'Religion has divided our country like it never had done.'
'I can't remember a time of such focused hatred.'
Award-winning novelist Shashi Deshpande -- a native of Karnataka and the legendary playwright Adya Rangacharya's daughter -- discusses the Karnataka election results with Rediff.com's Shobha Warrier.
It is said many people in India sighed in relief after the Karnataka election results were out. How was it for you?
Yes, indeed great relief. Democracy gives us the right to change governments which are not working well.
It is an important right and I think all governments need a shake up every 5 years. Otherwise, they get complacent and arrogant.
I am also very glad that we did not have a hung assembly which would have meant that whoever gets power begins it with corruption by 'buying' legislators.
How do you describe the last five years of the BJP rule in the state?
Not very pleasant. Too much focus on inessentials, like the hijab etc, too many unfulfilled promises.
Above all, I think that to set any community apart and make life difficult for them goes against the very tenets of our Constitution.
The Constitution gives us all equal rights. Any government in power must respect that.
Besides, one never felt that the people one had voted for were in charge. The orders came from elsewhere. How can you hold people accountable then?
Though Rahul Gandhi said it was a vote against the rule of hatred, many analysts were of the opinion that the results were against corruption and price rise. What do you say?
Yes, indeed people's desire for change came out of many economic factors and, as I said, broken promises.
Corruption was visible and was equally visibly condoned.
I am happy that people made their displeasure clear.
As for Rahul Gandhi's speaking of love, it may sound a bit weird in the kind of politics we have. But I am glad he is speaking of these things.
The hatred which was incited against a particular community is something that most Indians would not approve of.
Killing people on suspicion of eating beef was horrifying.
People in India have lived together for centuries, respecting the rights of others to live and worship the way they want, to eat what they want.
I have a great faith in the common woman/man. All that most people want is to live in peace, look after their families, educate their children and see them do well in life.
The events that dominated in the last few years in Karnataka were attacks against Muslims, and also bans like hijab ban, beef ban, azaan ban, etc. Can you recollect such turbulent and divisive times in Karnataka?
I must say I can't remember a time of such focused hatred.
The hijab ban, for example, is so unnecessary. I personally dislike the hijab, but I have to concede the right of wearing it to others.

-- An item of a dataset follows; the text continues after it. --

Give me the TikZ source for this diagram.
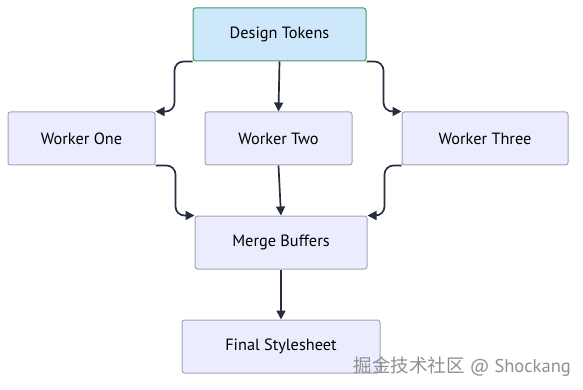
\documentclass[tikz,border=0pt]{standalone}
\usepackage{fontspec}
\setmainfont{PT Sans}
\newfontfamily\cjkfont{Noto Sans CJK SC}
\usetikzlibrary{arrows.meta}
\definecolor{nodefill}{HTML}{ECECFF}
\definecolor{nodeline}{HTML}{A3A3B8}
\definecolor{topfill}{HTML}{CDE8FB}
\definecolor{topline}{HTML}{3D9B6E}
\definecolor{edgecol}{HTML}{262E3D}
\definecolor{wmcol}{HTML}{8F8F8F}
\begin{document}
\begin{tikzpicture}[x=1pt,y=-1pt,
  box/.style={draw=nodeline,fill=nodefill,line width=1pt,rounded corners=2.5pt,inner sep=0pt,font=\fontsize{16.3}{19}\selectfont},
  topbox/.style={box,draw=topline,fill=topfill},
  edge/.style={draw=edgecol,line width=1.7pt,rounded corners=9pt,-{Triangle[length=9pt,width=9pt]}}]
\useasboundingbox (0,0) rectangle (583,390);
\node[topbox,minimum width=173pt,minimum height=53pt] (dt) at (279.5,34.5) {Design Tokens};
\node[box,minimum width=147pt,minimum height=53pt] (w1) at (81.5,138.5) {Worker One};
\node[box,minimum width=147pt,minimum height=53pt] (w2) at (278.5,138.5) {Worker Two};
\node[box,minimum width=166pt,minimum height=53pt] (w3) at (485,138.5) {Worker Three};
\node[box,minimum width=172pt,minimum height=53pt] (mb) at (281,242.5) {Merge Buffers};
\node[box,minimum width=198pt,minimum height=53pt] (fs) at (281,346.5) {Final Stylesheet};
\node[text=wmcol,font=\fontsize{18.5}{22}\selectfont,anchor=east,inner sep=0pt] (wm) at (571,367) {{\cjkfont 掘金技术社区} @ Shockang};
\draw[edge] (dt.south west) -- ++(-18,0) |- (w1.north east);
\draw[edge] (dt.south) -- (w2.north);
\draw[edge] (dt.south east) -- ++(17,0) |- (w3.north west);
\draw[edge] (w1.south east) -- ++(20,0) |- (mb.north west);
\draw[edge] (w2.south) -- (mb.north);
\draw[edge] (w3.south west) -- ++(-17,0) |- (mb.north east);
\draw[edge] (mb.south) -- (fs.north);
\end{tikzpicture}
\end{document}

You were the second writer after Nayantara Sehgal to protest against the Sahitya Akademi by resigning from the Akademi General Council for not reacting strongly against the killing of Kannada writer Professor M M Kalburgi.
Now, Indian society is divided in the name of religion like never before. How dangerous has it become?
Yes, religion has divided our country like it never had done. I find this divide everywhere.
Many say they have stopped speaking of politics even with friends or family.
I was born when Gandhi, in the course of delivering India from the British, emphasised love and communal harmony.
I grew up in the Nehru era when education, rationalism and liberalism were part of the fibre of the country. How can I agree with hatred of others?
Right wing politics had become invincible in India in the last couple of years. Can people feel relieved after their defeat in Karnataka? Or, is it just a small setback for them?
One has to hope that this is a sign of better times to come. That governments will understand that dividing people on religious grounds is not an important issue.
So too dividing people because of caste or gender.
What all rulers should strive for is to give all citizens equality of status and opportunity.
Education, economic security, medical aid, environmental issues -- these are far, far more important
Looking at the way Bangalore voted, do you think educated urban India has turned 'right'?
I think the middle-class -- some of it -- has found something to cling to in the Hindutva campaign.
Now that many countries in the world are moving to right wing politics, are we going to witness more turbulent times?
That's for sure. But I have hopes that India will never resort to violence. That we will bring about changes through elections.
For this, the right to dissent is very important.